VICTORIA, Seychelles, Discover Airlines, the leisure-focused arm of the Lufthansa Group, relaunched its nonstop service between Frankfurt and Mahé on Monday, 30 June, with the first post-suspension flight carrying 103 passengers via a technical stop in Mauritius, the airline and Seychelles tourism authorities confirmed this week. The route had been paused on 29 April amid a wider disruption of long-haul European flying.

The resumption follows months of behind-the-scenes work by the Seychelles government to keep the German market open. The carrier originally entered Seychelles in late October 2025 with what was meant to be a winter-only schedule, but demand pushed the airline to extend the route into a year-round operation from early 2026, according to a Discover Airlines press release issued at the inaugural. Service from the German hub runs two rotations a week on Tuesdays and Sundays, the same pattern the carrier held before the suspension.
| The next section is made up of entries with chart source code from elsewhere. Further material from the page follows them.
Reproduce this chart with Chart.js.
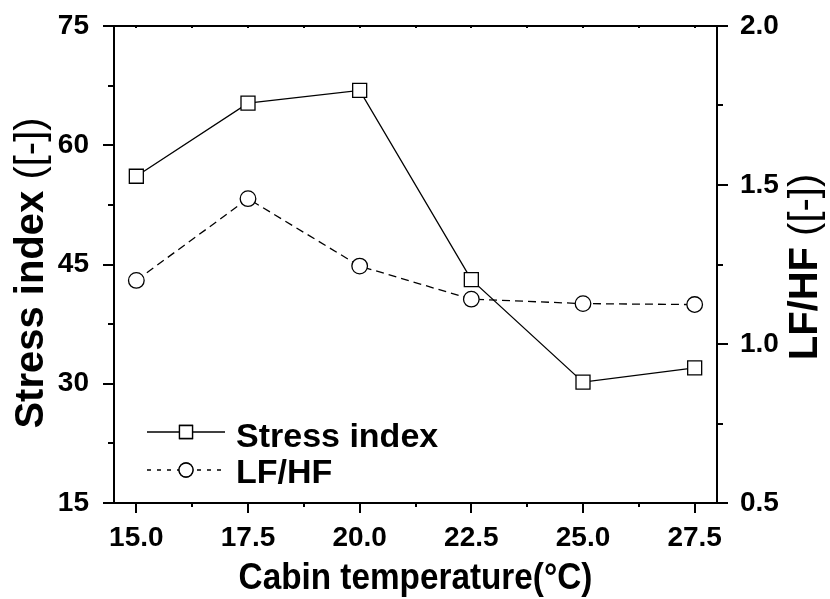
<!DOCTYPE html>
<html>
<head>
<meta charset="utf-8">
<script src="https://cdn.jsdelivr.net/npm/chart.js@4/dist/chart.umd.min.js"></script>
<style>
  html, body { margin: 0; padding: 0; background: #fff; }
  #wrap { width: 830px; height: 599px; }
</style>
</head>
<body>
<div id="wrap"><canvas id="c"></canvas></div>
<script>
// Cabin temperature (°C) and the two measured responses
const temperatures = [15.0, 17.5, 20.0, 22.5, 25.0, 27.5];
const stressIndex = [56.1, 65.3, 66.9, 43.1, 30.2, 32.0];
const lfhfRatio = [1.20, 1.457, 1.245, 1.141, 1.127, 1.124];

// Tick positions (every tick) and the labelled ones
const xTickValues = [15, 16.25, 17.5, 18.75, 20, 21.25, 22.5, 23.75, 25, 26.25, 27.5];
const xTickLabels = ['15.0', '17.5', '20.0', '22.5', '25.0', '27.5'];
const stressTickValues = [15, 22.5, 30, 37.5, 45, 52.5, 60, 67.5, 75];
const stressTickLabels = ['15', '30', '45', '60', '75'];
const lfhfTickValues = [0.5, 0.75, 1.0, 1.25, 1.5, 1.75, 2.0];
const lfhfTickLabels = ['0.5', '1.0', '1.5', '2.0'];

const FONT = "'Liberation Sans', Arial, Helvetica, sans-serif";

function labelFor(list, value) {
  const hit = list.find(l => Math.abs(parseFloat(l) - value) < 1e-9);
  return hit === undefined ? '' : hit;
}

// keep each axis box at a fixed size with no extra label padding
function fixBox(size, horizontal) {
  return s => {
    if (horizontal) { s.height = size; } else { s.width = size; }
    s.paddingTop = 0; s.paddingBottom = 0; s.paddingLeft = 0; s.paddingRight = 0;
  };
}

// Axis frame, tick marks, axis titles and the in-plot legend
const decorations = {
  id: 'decorations',
  afterDraw(chart) {
    const ctx = chart.ctx;
    const a = chart.chartArea;
    const sx = chart.scales.x, sl = chart.scales.y, sr = chart.scales.y1;
    ctx.save();
    ctx.strokeStyle = '#000';
    ctx.fillStyle = '#000';
    ctx.lineWidth = 2;

    // top frame line
    ctx.beginPath();
    ctx.moveTo(a.left - 1, a.top);
    ctx.lineTo(a.right + 1, a.top);
    ctx.stroke();

    // x ticks (outward below, small inward marks on top)
    xTickValues.forEach(v => {
      const px = Math.round(sx.getPixelForValue(v));
      const major = labelFor(xTickLabels, v) !== '';
      ctx.beginPath();
      ctx.moveTo(px, a.bottom);
      ctx.lineTo(px, a.bottom + (major ? 10 : 4));
      ctx.moveTo(px, a.top);
      ctx.lineTo(px, a.top + 2);
      ctx.stroke();
    });
    // left ticks
    stressTickValues.forEach(v => {
      const py = Math.round(sl.getPixelForValue(v));
      const major = labelFor(stressTickLabels, v) !== '';
      ctx.beginPath();
      ctx.moveTo(a.left, py);
      ctx.lineTo(a.left - (major ? 11 : 6), py);
      ctx.stroke();
    });
    // right ticks
    lfhfTickValues.forEach(v => {
      const py = Math.round(sr.getPixelForValue(v));
      const major = labelFor(lfhfTickLabels, v) !== '';
      ctx.beginPath();
      ctx.moveTo(a.right, py);
      ctx.lineTo(a.right + (major ? 11 : 6), py);
      ctx.stroke();
    });

    // x title
    ctx.textAlign = 'center';
    ctx.textBaseline = 'alphabetic';
    ctx.font = `bold 37px ${FONT}`;
    ctx.save();
    ctx.translate((a.left + a.right) / 2, 589);
    ctx.scale(0.9, 1);
    ctx.fillText('Cabin temperature(°C)', 0, 0);
    ctx.restore();

    // rotated titles with a bold name and a regular unit part
    function rotatedTitle(boldPart, unitPart, baselineX, centerY) {
      ctx.save();
      ctx.translate(baselineX, centerY);
      ctx.rotate(-Math.PI / 2);
      ctx.textAlign = 'left';
      ctx.textBaseline = 'alphabetic';
      ctx.font = `bold 40px ${FONT}`;
      const w1 = ctx.measureText(boldPart).width;
      ctx.font = `40px ${FONT}`;
      const w2 = ctx.measureText(unitPart).width;
      const start = -(w1 + w2) / 2;
      ctx.font = `bold 40px ${FONT}`;
      ctx.fillText(boldPart, start, 0);
      ctx.font = `40px ${FONT}`;
      ctx.fillText(unitPart, start + w1, 0);
      ctx.restore();
    }
    rotatedTitle('Stress index ', '([-])', 43, 273);
    rotatedTitle('LF/HF ', '([-])', 817, 267);

    // legend
    const rows = [
      { ds: chart.data.datasets[0], y: a.bottom - 71, dash: [], baseline: a.bottom - 56 },
      { ds: chart.data.datasets[1], y: a.bottom - 33, dash: [4, 6], baseline: a.bottom - 20 }
    ];
    const x0 = a.left + 33, x1 = a.left + 111, xm = a.left + 72;
    rows.forEach(r => {
      ctx.lineWidth = 1.3;
      ctx.setLineDash(r.dash);
      ctx.beginPath();
      ctx.moveTo(x0, r.y);
      ctx.lineTo(x1, r.y);
      ctx.stroke();
      ctx.setLineDash([]);
      Chart.helpers.drawPoint(ctx, {
        pointStyle: r.ds.pointStyle,
        radius: r.ds.pointStyle === 'rect' ? 9.2 : 7,
        borderWidth: 1.3,
        rotation: 0
      }, xm, r.y);
      ctx.fillStyle = '#fff';
      ctx.fill();
      ctx.stroke();
      ctx.fillStyle = '#000';
      ctx.font = `bold 34px ${FONT}`;
      ctx.textAlign = 'left';
      ctx.textBaseline = 'alphabetic';
      ctx.fillText(r.ds.label, a.left + 122, r.baseline);
    });
    ctx.restore();
  }
};

const axisBorder = { display: true, color: '#000', width: 2 };
const tickFont = { family: FONT, size: 28, weight: 'bold' };

new Chart(document.getElementById('c'), {
  type: 'line',
  data: {
    datasets: [
      {
        label: 'Stress index',
        data: temperatures.map((t, i) => ({ x: t, y: stressIndex[i] })),
        yAxisID: 'y',
        borderColor: '#000',
        borderWidth: 1.3,
        pointStyle: 'rect',
        pointRadius: 9.9,
        pointBackgroundColor: '#fff',
        pointBorderColor: '#000',
        pointBorderWidth: 1.3,
        tension: 0
      },
      {
        label: 'LF/HF',
        data: temperatures.map((t, i) => ({ x: t, y: lfhfRatio[i] })),
        yAxisID: 'y1',
        borderColor: '#000',
        borderWidth: 1.3,
        borderDash: [8, 5],
        pointStyle: 'circle',
        pointRadius: 7.8,
        pointBackgroundColor: '#fff',
        pointBorderColor: '#000',
        pointBorderWidth: 1.3,
        tension: 0
      }
    ]
  },
  options: {
    responsive: true,
    maintainAspectRatio: false,
    animation: false,
    layout: { padding: { top: 26, left: 0, right: 0, bottom: 0 } },
    plugins: { legend: { display: false }, tooltip: { enabled: false } },
    scales: {
      x: {
        type: 'linear',
        position: 'bottom',
        min: 14.5,
        max: 28,
        afterBuildTicks: s => { s.ticks = xTickValues.map(v => ({ value: v })); },
        afterFit: fixBox(96, true),
        grid: { display: false },
        border: axisBorder,
        ticks: {
          autoSkip: false,
          maxRotation: 0,
          color: '#000',
          font: tickFont,
          padding: 10,
          callback: v => labelFor(xTickLabels, v)
        }
      },
      y: {
        type: 'linear',
        position: 'left',
        min: 15,
        max: 75,
        afterBuildTicks: s => { s.ticks = stressTickValues.map(v => ({ value: v })); },
        afterFit: fixBox(114, false),
        grid: { display: false },
        border: axisBorder,
        ticks: {
          autoSkip: false,
          color: '#000',
          font: tickFont,
          padding: 17,
          callback: v => labelFor(stressTickLabels, v)
        }
      },
      y1: {
        type: 'linear',
        position: 'right',
        min: 0.5,
        max: 2.0,
        afterBuildTicks: s => { s.ticks = lfhfTickValues.map(v => ({ value: v })); },
        afterFit: fixBox(113, false),
        grid: { display: false },
        border: axisBorder,
        ticks: {
          autoSkip: false,
          color: '#000',
          font: tickFont,
          padding: 15,
          callback: v => labelFor(lfhfTickLabels, v)
        }
      }
    }
  },
  plugins: [decorations]
});
</script>
</body>
</html>
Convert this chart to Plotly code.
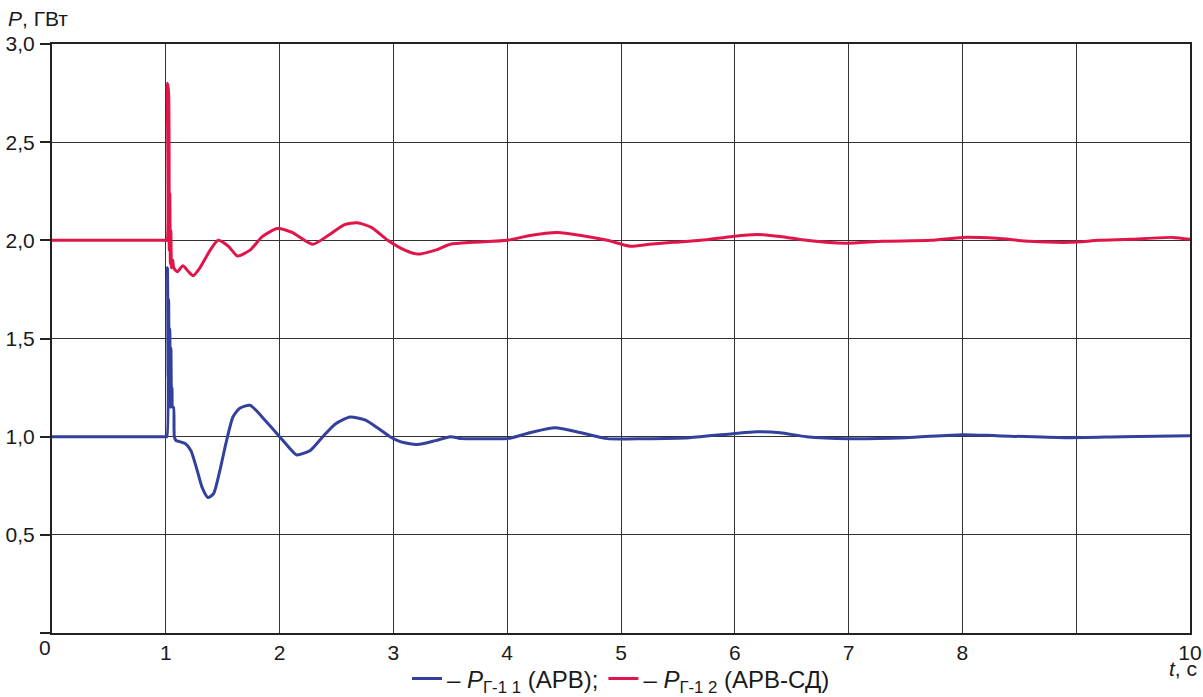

Germany has been the single most important source market for Seychelles tourism since at least 2023, and the country retained that position through 2025. By the end of week 42 of 2025 (20 October), the National Bureau of Statistics had counted 41,726 German visitors to the islands year to date, the leading national total in a year that also saw 308,854 cumulative arrivals, according to Tourism Seychelles. Germany finished the year well clear of France and Russia, the next-largest markets.

The country-level picture has not always been smooth through 2026. The latest NBS weekly bulletin, covering the week ending 21 June 2026, recorded 473 German arrivals, down from 498 the week before, in a market that has been volatile against the broader European travel backdrop, per the National Bureau of Statistics weekly visitor arrivals release. Industry analysts have linked parts of that volatility to security and disruption concerns in parts of the Middle East, which have pushed travellers to weigh alternative long-haul options more carefully.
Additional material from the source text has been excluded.